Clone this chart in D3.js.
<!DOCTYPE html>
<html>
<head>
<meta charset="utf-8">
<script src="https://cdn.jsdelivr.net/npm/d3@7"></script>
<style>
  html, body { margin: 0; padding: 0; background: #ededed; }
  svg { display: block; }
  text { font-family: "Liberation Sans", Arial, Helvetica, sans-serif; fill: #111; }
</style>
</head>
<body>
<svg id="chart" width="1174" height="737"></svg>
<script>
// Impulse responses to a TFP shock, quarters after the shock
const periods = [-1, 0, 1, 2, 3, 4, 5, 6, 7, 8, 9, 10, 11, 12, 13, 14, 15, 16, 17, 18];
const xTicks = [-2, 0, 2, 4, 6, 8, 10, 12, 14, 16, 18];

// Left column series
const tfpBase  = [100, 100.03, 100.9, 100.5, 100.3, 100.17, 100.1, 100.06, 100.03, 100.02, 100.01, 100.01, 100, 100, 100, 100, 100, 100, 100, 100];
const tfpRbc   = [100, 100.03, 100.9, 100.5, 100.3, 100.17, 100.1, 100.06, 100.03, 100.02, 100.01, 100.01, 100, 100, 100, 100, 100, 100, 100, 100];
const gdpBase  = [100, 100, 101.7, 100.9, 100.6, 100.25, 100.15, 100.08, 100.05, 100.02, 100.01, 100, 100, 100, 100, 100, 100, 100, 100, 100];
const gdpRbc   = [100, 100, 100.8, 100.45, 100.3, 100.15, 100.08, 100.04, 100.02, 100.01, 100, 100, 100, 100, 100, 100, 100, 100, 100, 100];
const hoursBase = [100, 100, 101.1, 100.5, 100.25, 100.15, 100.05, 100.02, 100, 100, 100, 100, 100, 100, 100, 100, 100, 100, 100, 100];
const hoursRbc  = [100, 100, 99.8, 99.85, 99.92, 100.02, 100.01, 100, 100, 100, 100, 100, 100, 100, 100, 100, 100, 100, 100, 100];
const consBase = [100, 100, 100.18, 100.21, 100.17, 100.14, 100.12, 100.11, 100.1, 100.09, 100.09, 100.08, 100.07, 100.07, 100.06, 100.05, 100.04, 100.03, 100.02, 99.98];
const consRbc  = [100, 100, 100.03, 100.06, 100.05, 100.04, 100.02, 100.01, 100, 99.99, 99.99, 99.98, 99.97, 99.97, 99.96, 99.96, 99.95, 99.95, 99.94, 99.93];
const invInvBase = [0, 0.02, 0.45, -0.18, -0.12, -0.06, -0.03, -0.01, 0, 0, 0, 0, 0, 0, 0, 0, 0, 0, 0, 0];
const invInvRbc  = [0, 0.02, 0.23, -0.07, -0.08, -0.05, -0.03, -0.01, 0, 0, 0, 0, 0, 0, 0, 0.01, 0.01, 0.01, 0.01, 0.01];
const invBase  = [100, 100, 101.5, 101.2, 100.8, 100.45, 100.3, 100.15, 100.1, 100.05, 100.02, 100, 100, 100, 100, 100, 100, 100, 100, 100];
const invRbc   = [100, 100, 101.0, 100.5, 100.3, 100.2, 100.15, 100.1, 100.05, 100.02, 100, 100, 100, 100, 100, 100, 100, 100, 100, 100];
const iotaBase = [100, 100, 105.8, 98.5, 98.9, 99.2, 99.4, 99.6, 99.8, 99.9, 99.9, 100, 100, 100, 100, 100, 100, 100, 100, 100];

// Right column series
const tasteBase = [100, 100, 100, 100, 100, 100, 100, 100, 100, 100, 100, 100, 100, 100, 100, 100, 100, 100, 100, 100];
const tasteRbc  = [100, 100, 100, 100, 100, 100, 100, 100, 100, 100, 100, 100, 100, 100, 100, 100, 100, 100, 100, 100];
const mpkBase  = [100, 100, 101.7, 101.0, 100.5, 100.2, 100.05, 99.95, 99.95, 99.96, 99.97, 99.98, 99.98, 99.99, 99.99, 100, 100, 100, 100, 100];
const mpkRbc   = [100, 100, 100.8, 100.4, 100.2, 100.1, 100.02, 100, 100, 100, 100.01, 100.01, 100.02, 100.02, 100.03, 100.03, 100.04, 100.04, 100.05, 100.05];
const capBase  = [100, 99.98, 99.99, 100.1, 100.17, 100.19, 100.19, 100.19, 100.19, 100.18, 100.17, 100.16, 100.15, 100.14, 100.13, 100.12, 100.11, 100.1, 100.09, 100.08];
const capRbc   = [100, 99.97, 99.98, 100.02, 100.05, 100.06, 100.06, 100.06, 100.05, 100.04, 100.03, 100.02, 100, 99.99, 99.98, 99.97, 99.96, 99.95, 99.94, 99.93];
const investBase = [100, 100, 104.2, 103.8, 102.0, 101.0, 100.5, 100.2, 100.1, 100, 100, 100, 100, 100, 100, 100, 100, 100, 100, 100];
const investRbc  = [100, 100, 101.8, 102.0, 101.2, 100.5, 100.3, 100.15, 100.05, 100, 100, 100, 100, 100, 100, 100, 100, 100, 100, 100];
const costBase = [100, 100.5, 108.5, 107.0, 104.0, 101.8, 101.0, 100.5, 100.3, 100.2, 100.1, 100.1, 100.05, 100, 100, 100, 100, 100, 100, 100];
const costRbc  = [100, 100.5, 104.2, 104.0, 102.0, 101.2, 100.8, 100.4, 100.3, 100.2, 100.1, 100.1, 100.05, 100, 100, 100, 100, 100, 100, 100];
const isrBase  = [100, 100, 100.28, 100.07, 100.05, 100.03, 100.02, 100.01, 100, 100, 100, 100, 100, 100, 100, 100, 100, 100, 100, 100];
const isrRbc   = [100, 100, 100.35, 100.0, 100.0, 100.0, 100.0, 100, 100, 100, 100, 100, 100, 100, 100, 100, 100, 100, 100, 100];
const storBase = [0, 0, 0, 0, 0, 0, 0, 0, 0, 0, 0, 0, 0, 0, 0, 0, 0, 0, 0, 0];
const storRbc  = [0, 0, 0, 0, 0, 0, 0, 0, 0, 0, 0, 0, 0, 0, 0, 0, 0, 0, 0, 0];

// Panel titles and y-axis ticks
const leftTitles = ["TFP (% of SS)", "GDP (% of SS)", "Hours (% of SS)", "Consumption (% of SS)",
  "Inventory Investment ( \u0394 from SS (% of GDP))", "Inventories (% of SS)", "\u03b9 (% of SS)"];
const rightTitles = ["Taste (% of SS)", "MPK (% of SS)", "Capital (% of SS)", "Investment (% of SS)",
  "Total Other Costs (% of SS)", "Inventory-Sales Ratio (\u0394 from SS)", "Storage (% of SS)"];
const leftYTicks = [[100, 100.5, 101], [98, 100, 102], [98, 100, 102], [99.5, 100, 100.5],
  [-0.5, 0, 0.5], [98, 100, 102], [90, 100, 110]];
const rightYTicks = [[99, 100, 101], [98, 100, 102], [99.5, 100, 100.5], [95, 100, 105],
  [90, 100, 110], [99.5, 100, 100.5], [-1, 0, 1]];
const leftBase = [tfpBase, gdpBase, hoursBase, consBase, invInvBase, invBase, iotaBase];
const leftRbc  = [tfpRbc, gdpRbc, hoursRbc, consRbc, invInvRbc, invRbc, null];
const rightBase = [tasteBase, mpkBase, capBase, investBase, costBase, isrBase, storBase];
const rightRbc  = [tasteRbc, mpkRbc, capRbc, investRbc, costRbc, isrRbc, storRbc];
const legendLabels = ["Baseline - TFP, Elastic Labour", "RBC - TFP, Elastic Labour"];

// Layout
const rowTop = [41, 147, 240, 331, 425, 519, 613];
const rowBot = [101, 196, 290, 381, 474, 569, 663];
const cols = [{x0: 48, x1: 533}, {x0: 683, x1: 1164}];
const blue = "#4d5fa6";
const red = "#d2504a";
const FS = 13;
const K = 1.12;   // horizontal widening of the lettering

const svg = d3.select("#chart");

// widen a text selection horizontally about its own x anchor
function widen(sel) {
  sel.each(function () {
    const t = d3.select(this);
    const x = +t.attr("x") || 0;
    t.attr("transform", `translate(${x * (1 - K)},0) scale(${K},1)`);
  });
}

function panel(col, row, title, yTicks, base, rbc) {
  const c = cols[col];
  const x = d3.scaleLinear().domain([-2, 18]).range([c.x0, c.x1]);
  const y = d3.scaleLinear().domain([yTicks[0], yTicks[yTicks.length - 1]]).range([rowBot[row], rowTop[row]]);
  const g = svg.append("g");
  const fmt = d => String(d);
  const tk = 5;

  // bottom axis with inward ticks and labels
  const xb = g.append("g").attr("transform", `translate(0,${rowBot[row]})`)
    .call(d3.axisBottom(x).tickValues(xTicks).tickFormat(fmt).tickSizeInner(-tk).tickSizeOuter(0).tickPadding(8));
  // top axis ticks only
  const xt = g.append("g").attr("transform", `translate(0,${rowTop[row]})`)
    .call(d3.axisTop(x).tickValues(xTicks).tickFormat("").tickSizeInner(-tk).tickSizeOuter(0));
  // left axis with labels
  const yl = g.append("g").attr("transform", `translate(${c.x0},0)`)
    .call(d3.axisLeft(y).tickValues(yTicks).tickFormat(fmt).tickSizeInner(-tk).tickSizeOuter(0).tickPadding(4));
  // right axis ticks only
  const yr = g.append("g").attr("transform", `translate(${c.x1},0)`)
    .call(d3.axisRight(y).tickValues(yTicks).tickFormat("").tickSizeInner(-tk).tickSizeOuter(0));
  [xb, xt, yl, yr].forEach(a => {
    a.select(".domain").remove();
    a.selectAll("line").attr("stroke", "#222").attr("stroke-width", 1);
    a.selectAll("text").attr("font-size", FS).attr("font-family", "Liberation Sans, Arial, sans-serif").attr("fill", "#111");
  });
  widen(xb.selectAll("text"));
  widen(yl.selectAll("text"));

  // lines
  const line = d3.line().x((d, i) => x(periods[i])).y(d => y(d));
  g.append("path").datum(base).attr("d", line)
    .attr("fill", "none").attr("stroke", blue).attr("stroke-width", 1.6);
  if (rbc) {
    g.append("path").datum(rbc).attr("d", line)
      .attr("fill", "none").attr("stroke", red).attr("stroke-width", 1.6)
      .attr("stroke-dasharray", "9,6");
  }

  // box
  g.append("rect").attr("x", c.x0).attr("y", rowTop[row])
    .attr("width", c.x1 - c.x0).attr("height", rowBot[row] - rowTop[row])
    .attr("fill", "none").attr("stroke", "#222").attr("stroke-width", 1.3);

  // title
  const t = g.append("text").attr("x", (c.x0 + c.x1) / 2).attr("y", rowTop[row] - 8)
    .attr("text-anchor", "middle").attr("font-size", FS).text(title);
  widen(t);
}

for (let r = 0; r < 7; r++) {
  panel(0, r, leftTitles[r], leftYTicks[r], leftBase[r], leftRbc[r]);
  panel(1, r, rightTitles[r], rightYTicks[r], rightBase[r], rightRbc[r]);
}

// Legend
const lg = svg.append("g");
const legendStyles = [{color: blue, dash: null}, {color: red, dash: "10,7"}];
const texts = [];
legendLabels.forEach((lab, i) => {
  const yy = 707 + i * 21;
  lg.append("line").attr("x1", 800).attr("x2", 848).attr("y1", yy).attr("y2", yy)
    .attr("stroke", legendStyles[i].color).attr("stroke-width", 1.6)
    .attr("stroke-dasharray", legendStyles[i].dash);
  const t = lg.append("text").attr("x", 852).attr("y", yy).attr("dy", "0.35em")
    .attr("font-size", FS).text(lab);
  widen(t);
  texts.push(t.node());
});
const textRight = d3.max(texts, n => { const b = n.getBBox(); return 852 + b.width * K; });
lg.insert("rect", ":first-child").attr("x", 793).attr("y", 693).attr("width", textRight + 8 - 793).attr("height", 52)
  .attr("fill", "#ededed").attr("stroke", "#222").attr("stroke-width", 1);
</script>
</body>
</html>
---
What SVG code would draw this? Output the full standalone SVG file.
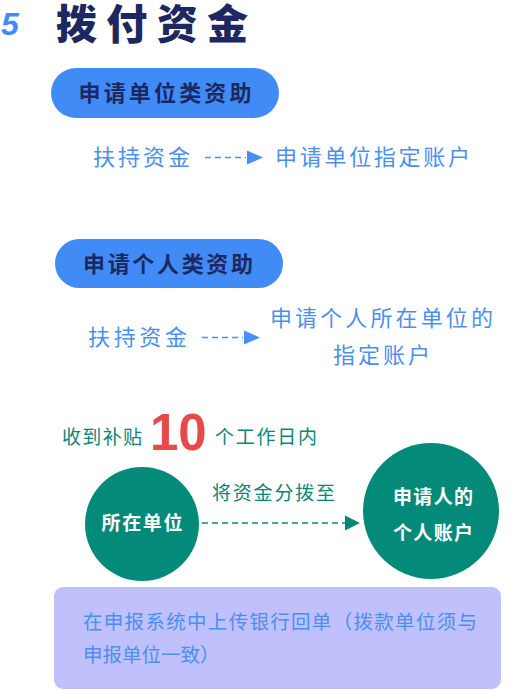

(Challenge): Pull out every line holding "chart" from the records above, and copy it.

(Solution to this exercise):
Clone this chart in D3.js.
<svg id="chart" width="1174" height="737"></svg>
const svg = d3.select("#chart");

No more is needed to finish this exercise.